> _Required work_:
Go through the listing below and gather every line with the word "this".

> _Material supplied_:
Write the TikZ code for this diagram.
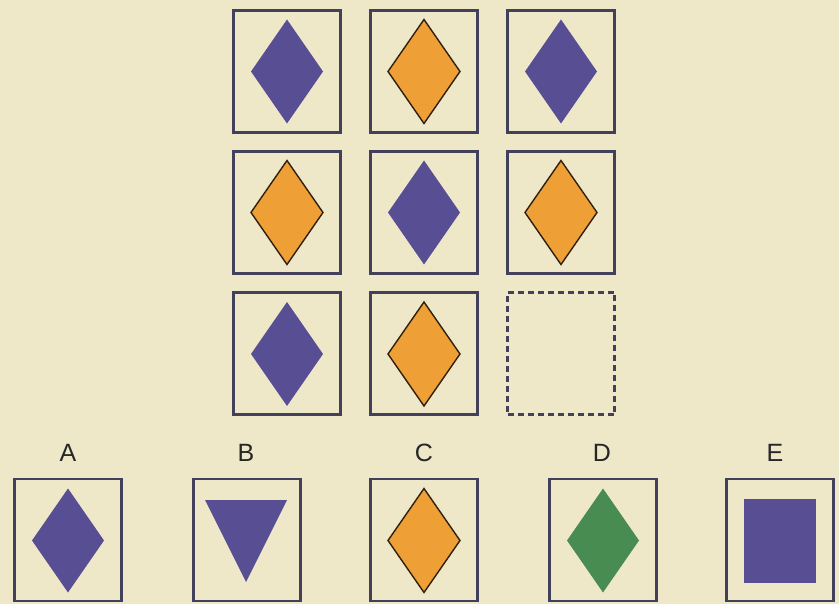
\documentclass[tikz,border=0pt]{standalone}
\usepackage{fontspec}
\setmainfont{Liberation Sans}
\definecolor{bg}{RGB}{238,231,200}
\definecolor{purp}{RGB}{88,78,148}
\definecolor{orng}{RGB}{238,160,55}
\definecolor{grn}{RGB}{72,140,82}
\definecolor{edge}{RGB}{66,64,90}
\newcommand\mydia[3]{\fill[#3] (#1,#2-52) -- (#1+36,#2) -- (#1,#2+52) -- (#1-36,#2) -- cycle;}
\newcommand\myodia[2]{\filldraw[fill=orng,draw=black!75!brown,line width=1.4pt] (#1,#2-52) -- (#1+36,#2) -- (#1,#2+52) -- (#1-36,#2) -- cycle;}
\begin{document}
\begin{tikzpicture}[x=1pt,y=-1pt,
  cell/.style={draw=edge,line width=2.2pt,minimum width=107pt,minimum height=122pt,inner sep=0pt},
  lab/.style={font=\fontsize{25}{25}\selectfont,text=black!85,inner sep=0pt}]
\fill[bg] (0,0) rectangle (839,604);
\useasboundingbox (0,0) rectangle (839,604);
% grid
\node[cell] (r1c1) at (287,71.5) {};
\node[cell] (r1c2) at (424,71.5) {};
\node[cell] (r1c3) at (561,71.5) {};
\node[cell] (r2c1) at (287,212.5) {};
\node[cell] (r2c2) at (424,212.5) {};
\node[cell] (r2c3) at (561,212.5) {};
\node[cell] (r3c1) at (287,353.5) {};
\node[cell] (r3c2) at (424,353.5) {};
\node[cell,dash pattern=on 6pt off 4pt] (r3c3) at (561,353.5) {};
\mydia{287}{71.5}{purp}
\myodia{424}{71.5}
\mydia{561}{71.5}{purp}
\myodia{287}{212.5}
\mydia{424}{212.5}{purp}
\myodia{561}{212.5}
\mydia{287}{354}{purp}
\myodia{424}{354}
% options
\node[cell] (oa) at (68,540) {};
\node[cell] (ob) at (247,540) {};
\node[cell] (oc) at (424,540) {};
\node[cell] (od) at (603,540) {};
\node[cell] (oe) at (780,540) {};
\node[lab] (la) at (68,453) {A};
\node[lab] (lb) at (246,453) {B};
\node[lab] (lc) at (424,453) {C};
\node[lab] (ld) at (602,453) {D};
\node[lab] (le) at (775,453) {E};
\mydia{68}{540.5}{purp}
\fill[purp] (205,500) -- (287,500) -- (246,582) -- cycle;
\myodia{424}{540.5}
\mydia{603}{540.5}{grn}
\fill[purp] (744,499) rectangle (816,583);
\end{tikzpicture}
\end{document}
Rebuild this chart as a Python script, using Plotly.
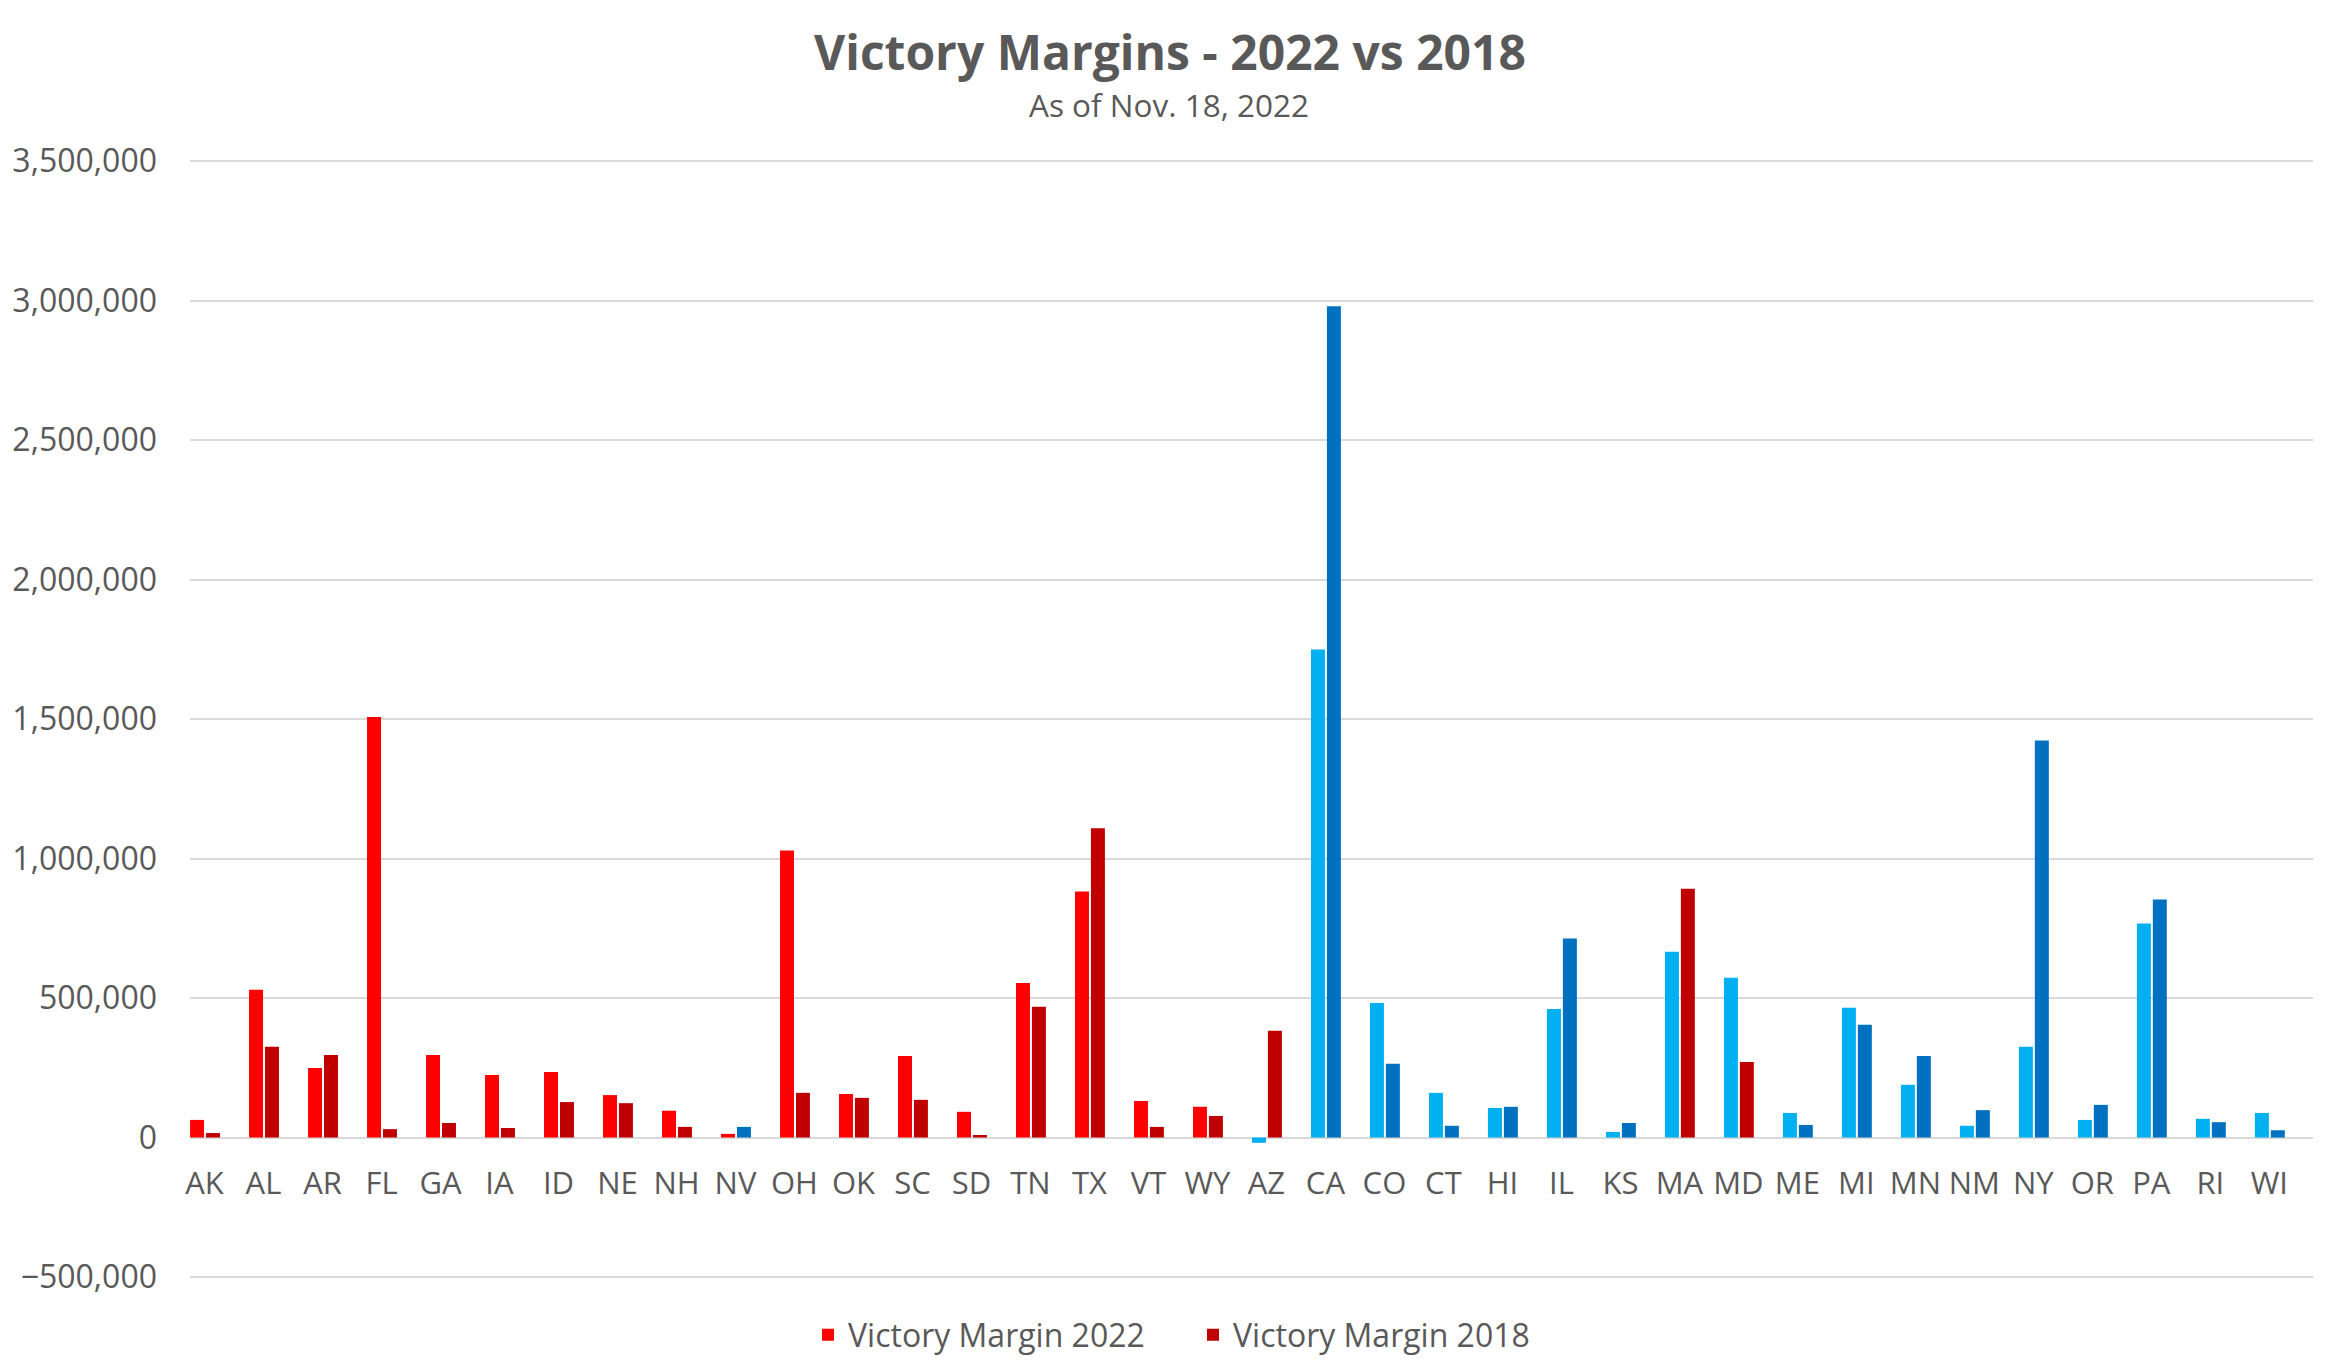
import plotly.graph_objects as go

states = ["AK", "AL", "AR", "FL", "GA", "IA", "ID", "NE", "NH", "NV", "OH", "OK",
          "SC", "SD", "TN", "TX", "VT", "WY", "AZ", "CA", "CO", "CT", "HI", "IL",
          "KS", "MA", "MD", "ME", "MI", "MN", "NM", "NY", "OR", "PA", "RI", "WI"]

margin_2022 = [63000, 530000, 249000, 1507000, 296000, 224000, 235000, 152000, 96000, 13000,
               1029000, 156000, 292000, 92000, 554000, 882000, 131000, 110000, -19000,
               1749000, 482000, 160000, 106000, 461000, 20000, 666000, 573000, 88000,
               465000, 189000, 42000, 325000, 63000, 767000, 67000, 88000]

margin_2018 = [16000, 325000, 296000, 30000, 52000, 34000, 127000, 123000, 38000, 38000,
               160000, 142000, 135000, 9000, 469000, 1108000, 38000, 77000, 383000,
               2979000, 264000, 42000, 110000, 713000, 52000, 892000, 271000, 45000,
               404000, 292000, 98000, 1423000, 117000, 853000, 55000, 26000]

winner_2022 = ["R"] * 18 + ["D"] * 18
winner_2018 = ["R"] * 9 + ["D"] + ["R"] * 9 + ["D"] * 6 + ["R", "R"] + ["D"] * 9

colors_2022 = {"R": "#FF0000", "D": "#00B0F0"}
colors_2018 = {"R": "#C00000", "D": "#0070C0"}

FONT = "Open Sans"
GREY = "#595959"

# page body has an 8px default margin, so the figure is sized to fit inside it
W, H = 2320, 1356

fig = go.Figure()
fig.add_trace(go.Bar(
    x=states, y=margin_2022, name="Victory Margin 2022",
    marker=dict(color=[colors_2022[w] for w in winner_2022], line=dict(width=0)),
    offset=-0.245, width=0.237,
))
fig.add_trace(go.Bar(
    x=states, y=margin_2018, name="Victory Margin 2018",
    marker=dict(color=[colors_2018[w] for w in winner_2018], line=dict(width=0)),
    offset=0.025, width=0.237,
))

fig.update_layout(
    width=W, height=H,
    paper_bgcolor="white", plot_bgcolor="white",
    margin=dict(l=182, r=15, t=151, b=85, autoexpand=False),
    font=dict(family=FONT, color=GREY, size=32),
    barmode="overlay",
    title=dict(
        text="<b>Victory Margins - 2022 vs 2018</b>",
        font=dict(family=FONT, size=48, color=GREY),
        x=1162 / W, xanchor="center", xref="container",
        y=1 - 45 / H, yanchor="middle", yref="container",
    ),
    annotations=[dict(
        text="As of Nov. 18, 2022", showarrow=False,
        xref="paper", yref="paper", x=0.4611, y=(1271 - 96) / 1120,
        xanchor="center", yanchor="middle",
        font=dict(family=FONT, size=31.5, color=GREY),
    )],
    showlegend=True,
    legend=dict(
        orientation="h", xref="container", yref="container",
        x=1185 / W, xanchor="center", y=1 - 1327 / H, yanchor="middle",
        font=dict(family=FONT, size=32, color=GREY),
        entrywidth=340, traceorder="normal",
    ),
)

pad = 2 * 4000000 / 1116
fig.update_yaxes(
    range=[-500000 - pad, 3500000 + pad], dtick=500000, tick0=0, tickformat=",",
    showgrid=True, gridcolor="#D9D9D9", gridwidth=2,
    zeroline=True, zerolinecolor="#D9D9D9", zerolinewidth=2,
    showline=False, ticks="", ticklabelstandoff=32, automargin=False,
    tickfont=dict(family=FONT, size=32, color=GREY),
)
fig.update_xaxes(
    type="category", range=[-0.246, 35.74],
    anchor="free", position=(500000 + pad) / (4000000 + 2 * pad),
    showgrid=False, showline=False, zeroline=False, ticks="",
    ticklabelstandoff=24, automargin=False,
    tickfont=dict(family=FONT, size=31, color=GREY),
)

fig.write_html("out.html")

> _Response_:
Write the TikZ code for this diagram.
Rebuild this chart as a Python script, using Plotly.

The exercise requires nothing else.